The deployment of a new service currently involves [a lot of manual steps](https://www.mediawiki.org/wiki/Services/Meetings/2015-03-19-Ops), most of them depending on operations. We should figure out a way to streamline this process, so that we
- can focus more on our main tasks like building solid and secure services or improving instrumentation and monitoring, and
- move faster without compromising on security and robustness.
While these issues might be the most pressing for service deploys, there are issues with MediaWiki core deploys as well. We discussed general deployment system needs at http://etherpad.wikimedia.org/p/futureofdeployments, and the intention is to find a solution that can be used for all services including MW core.
Here is a summary of the main requirements we identified, with a slight emphasis on what we need for #services:
- rolling deploys / config changes
- automated roll-out of config / code changes one {instance,batch} at a time
- orchestrate pybal with upgrade (zero downtime), T73212
- wait for individual instances to come back up & check correct functioning (wait for ports, check logs, perform test requests etc) before proceeding
- stop roll-out if more than x% of machines failed
- needs to be reasonably easy to set up, configure, use and test for developers
- should scale down for small-scale deployments & testing
- integration with config management to cleanly orchestrate config changes with code changes
- allow developers to use proper config management without needing root
- apply the same rolling deploy / canary precautions for both config and code changes
- support reasonably easy testing of config changes (ex: `--check --diff` in Ansible, targeted application of changes to individual nodes)
- integration with build process, CI and staging
- automate dependency updates and build process (ex: T94611)

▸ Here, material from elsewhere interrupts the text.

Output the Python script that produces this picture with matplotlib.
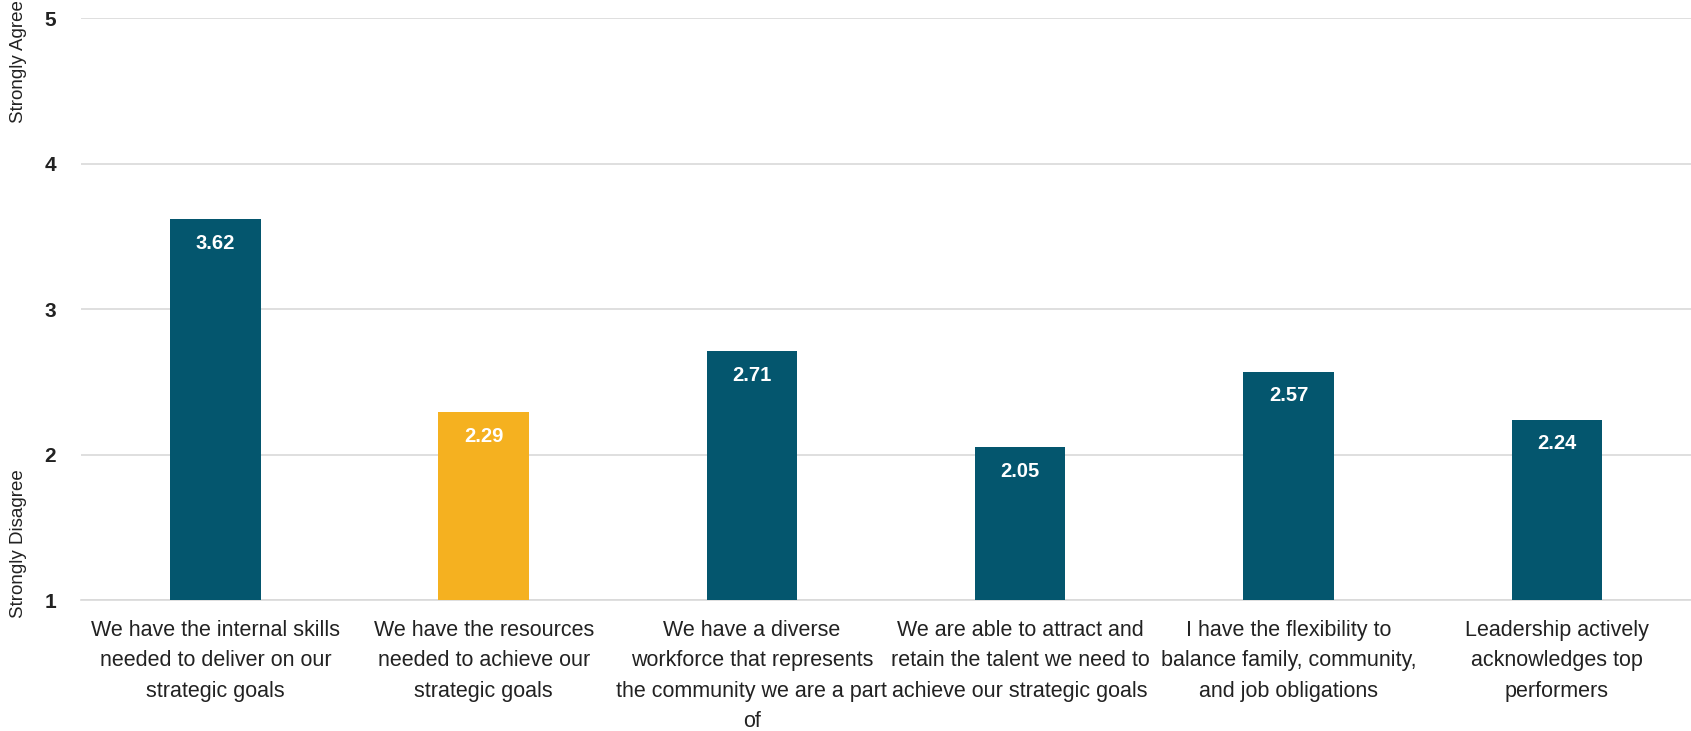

- what gets deployed to production is identical to what we tested on staging cluster, etc.
- minimum privilege operation; should have a small attack surface
- (eventually) consistent deploys
- code and config versions are explicitly specified in deployment config (audit trail)
- services don't auto-start on boot until config and code are brought up to date
- aborted deploys are rolled back cleanly
We also agreed that we need to prototype some possible solutions before we can make a decision. Some of those options are listed in the sub-tasks of this ticket, even though they aren't strictly blocking progress on this task.